マイケル・ナイマン

Micheal Nyman(1944-)

 マイケル・ナイマンは、映画音楽の分野で数多くの作品を残しているため、映画音楽の作曲家というイメージで捉えられることも多い。日本では、映画「ピアノ・レッスン」のヒットに伴って、この映画のテーマ音楽の作曲家として一般に知られることとなった。彼は活躍のフィールドは意外にも幅広く、映画音楽やクラシックに止まらず、ロック、ポップス、ジャズにまで及んでいる。これは、彼が王立音楽院在学中からのめり込んで行った実験音楽の影響があったからであろう。つまり、いろいろな音響の組合せによって、どのような音楽的効果をもたらすことができるかということをつきつめていった結果、いろいろなジャンルに首を突っ込むことになったわけである。現在のナイマンは、現代音楽の一翼を担うミニマル・ミュージックの代表的な作曲家として注目されているが、その作品の最大の特徴は、「ワンパターン」である。山尾敦史氏がナイマンの作品を「リズム隊中心」の音楽と評しているが、まさしくリズムをメインに音楽が構成されており、一定のリズム・パターンのもとで曲が展開される。したがって、同じフレーズが繰り返し、繰り返し、繰り返し……奏でられる「ワンパターン」な音楽となるのである。「ワンパターン」技法の代表的作曲家というとエリック・サティを思い浮かべるが、どちらかというとナイマンは、サティよりもアフリカの民俗音楽の雰囲気に近いのではないかと思う。私の場合、彼のミニマル・ミュージックの作品を聴いているとどれも同じように聞こえてしまい、すぐ飽きてしまうのだが、山尾氏によれば、ナイマンの音楽は「心地よい退屈さ」があり、一度はまったらなかなか抜け出せない「麻薬的魅力」をもつ迷宮だそうで、音楽にのめりこむタイプの方は要注意かもしれない。

*ナイマン・ディスコグラフィ(M.M所蔵のLP、CD等の一覧です)


Tring
TRP097
ザ・ピアノ・コンチェルト、オン・ザ・フィドル、プロスペロの本
ジョナサン・カーニー/ロイヤル・フィルハーモニー管弦楽団、ペーター・ロウソン(p)、ジョナサン・カーニー(vn)
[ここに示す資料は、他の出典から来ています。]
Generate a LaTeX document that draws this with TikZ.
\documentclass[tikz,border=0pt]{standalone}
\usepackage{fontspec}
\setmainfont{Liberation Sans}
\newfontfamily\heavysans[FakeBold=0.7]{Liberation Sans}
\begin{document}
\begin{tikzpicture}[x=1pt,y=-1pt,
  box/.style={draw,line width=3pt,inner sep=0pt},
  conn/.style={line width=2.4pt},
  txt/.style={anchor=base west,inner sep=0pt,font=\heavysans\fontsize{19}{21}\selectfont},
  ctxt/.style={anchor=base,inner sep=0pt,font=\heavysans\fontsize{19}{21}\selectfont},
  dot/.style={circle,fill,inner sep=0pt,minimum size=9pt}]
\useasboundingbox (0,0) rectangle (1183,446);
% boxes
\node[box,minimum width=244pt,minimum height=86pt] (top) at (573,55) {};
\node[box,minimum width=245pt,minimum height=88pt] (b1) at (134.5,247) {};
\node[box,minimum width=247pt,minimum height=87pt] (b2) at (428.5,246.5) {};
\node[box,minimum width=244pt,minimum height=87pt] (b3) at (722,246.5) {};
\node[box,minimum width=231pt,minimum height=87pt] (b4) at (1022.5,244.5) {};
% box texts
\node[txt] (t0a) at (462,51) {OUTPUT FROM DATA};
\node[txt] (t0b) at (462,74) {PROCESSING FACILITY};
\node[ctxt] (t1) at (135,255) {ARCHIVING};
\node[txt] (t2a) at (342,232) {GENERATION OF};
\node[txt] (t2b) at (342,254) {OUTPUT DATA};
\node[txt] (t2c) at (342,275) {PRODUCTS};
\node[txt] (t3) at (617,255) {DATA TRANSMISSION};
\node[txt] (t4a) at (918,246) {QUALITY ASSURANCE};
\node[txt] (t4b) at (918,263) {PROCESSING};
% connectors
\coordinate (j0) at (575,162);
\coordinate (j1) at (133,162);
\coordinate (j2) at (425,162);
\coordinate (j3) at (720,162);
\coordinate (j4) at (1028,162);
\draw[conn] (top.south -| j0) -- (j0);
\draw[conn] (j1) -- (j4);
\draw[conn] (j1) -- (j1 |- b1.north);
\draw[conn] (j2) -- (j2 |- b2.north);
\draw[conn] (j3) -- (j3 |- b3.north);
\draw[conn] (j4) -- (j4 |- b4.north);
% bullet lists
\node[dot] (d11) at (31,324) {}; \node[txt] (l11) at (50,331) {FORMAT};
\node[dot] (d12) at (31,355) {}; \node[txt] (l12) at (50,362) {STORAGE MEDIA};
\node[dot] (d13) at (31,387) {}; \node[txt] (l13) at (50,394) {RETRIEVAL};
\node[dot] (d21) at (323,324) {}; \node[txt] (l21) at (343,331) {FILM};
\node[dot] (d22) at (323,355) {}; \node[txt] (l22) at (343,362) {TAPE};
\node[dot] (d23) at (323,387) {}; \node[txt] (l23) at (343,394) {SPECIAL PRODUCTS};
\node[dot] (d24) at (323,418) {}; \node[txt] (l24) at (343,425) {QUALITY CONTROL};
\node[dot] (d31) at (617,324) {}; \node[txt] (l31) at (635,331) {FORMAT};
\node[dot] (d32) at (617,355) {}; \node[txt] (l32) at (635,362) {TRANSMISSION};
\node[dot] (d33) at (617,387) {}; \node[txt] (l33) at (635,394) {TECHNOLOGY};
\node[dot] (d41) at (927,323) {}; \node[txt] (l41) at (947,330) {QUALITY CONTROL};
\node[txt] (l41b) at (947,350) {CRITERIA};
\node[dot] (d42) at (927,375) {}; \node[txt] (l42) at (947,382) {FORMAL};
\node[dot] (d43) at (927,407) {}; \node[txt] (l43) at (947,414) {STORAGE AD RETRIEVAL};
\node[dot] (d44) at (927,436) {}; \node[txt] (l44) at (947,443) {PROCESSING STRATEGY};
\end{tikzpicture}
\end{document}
 NYMAN's Famous Film Music
 「ザ・ピアノ・コンチェルト」は、彼の映画音楽作品の中で恐らく最も有名なものの1つである。この曲は、映画「ピアノ・レッスン」のテーマ音楽として知られ、全曲は切れ目なく通しで演奏され、高いテンションを保ちながら進行していく。ナイマンにしては珍しく聴くものを飽きさせない多様なパターンの組み合わせによる非常に変化に富んだ内容で、ジャズの要素もとり入れた幻想的かつエキサイティングなフレーズとパッセージにあわせて、身体が自然に反応していく。私が知る数少ないナイマンの作品の中で最も気に入っている曲でもある。映画音楽の癖して30分以上の大曲に仕上がっているところが、単なる映画のテーマ音楽としてだけではなく、それ以上の1個の独立したコンサート用作品として作曲したことをうかがわせる。「オン・ザ・フィドル」は、ヴァイオリン独奏と管弦楽による音楽で、ただならぬ雰囲気を醸し出す幻想的な旋律とヴァイオリン・ソロのたたみかけるような演奏のコントラストが聴きどころである(このCDでは指揮者のジョナサン・カーニーがヴァイオリン・ソロを演奏している)。押し寄せる波のようにヴァイオリンとオケがフォルテで演奏しているその次の瞬間に、突然、音がピアニッシモに引いてしまうという変化の妙義を楽しめるところは、ナイマンが単なるワンパターン作曲家ではないことを証明するものであろう。「プロスペロの本」は同名の映画の付随音楽で、ミニマル・ミュージックの作曲家としてのナイマンの典型的な作品。つまり、短いフレーズを何度となく繰り返し繰り返し演奏するワンパターン技法を駆使した曲である。同じフレーズを何十回も聞いているとさすがに飽きてくるが、途中適度に変化を持たせているので、いいかげんうんざりといったことにはならないのでご安心を。